* [Task details]: Transcribe the whole listing without a single picture.

[Stored items from a collection]
○ ○ ○ ○

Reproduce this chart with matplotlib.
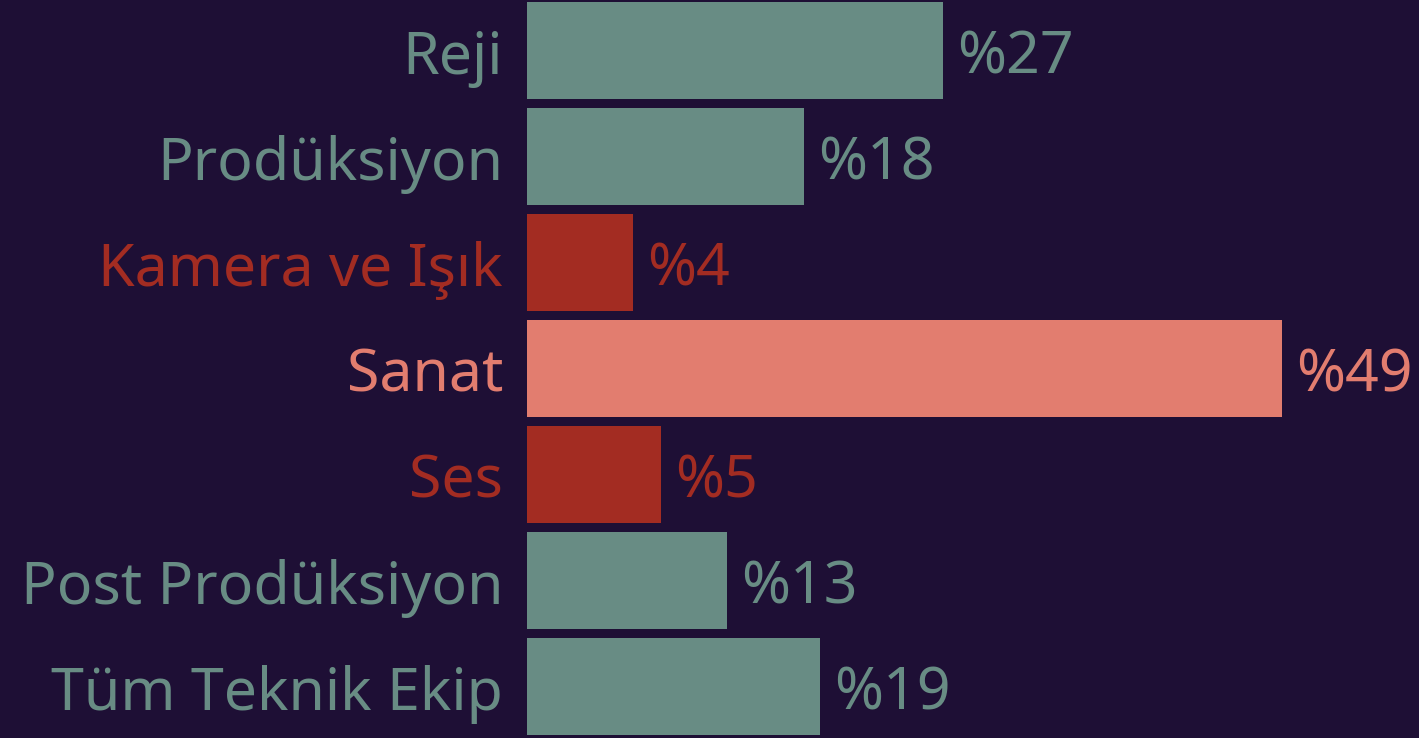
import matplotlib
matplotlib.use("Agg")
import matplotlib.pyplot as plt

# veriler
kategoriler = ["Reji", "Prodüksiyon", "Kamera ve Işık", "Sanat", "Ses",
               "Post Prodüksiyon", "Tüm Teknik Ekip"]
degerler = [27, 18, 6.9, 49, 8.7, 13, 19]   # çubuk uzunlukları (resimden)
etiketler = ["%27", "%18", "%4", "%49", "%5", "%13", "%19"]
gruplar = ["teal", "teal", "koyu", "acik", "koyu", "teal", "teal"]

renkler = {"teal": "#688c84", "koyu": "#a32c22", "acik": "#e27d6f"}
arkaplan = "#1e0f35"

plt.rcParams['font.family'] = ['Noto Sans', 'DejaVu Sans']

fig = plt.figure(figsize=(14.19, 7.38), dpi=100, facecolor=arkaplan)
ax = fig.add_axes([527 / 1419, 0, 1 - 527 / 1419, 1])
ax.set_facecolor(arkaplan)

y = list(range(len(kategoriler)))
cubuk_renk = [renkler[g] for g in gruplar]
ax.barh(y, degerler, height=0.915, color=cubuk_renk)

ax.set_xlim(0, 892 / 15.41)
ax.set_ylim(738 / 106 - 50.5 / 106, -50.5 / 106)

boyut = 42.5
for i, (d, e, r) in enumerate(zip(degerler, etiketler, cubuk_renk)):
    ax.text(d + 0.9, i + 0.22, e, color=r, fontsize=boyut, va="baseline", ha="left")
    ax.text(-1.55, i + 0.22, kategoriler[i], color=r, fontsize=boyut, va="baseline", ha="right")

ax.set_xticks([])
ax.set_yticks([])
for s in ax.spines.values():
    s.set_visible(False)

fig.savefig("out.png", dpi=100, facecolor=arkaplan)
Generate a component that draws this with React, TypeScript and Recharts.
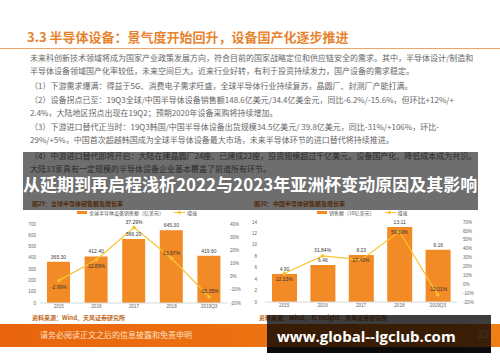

○ ○ ○ ○

* [Response]:
Reproduce this chart with matplotlib.
import matplotlib
matplotlib.use("Agg")
import matplotlib.pyplot as plt

# veriler
kategoriler = ["Reji", "Prodüksiyon", "Kamera ve Işık", "Sanat", "Ses",
               "Post Prodüksiyon", "Tüm Teknik Ekip"]
degerler = [27, 18, 6.9, 49, 8.7, 13, 19]   # çubuk uzunlukları (resimden)
etiketler = ["%27", "%18", "%4", "%49", "%5", "%13", "%19"]
gruplar = ["teal", "teal", "koyu", "acik", "koyu", "teal", "teal"]

renkler = {"teal": "#688c84", "koyu": "#a32c22", "acik": "#e27d6f"}
arkaplan = "#1e0f35"

plt.rcParams['font.family'] = ['Noto Sans', 'DejaVu Sans']

fig = plt.figure(figsize=(14.19, 7.38), dpi=100, facecolor=arkaplan)
ax = fig.add_axes([527 / 1419, 0, 1 - 527 / 1419, 1])
ax.set_facecolor(arkaplan)

y = list(range(len(kategoriler)))
cubuk_renk = [renkler[g] for g in gruplar]
ax.barh(y, degerler, height=0.915, color=cubuk_renk)

ax.set_xlim(0, 892 / 15.41)
ax.set_ylim(738 / 106 - 50.5 / 106, -50.5 / 106)

boyut = 42.5
for i, (d, e, r) in enumerate(zip(degerler, etiketler, cubuk_renk)):
    ax.text(d + 0.9, i + 0.22, e, color=r, fontsize=boyut, va="baseline", ha="left")
    ax.text(-1.55, i + 0.22, kategoriler[i], color=r, fontsize=boyut, va="baseline", ha="right")

ax.set_xticks([])
ax.set_yticks([])
for s in ax.spines.values():
    s.set_visible(False)

fig.savefig("out.png", dpi=100, facecolor=arkaplan)
Generate a component that draws this with React, TypeScript and Recharts.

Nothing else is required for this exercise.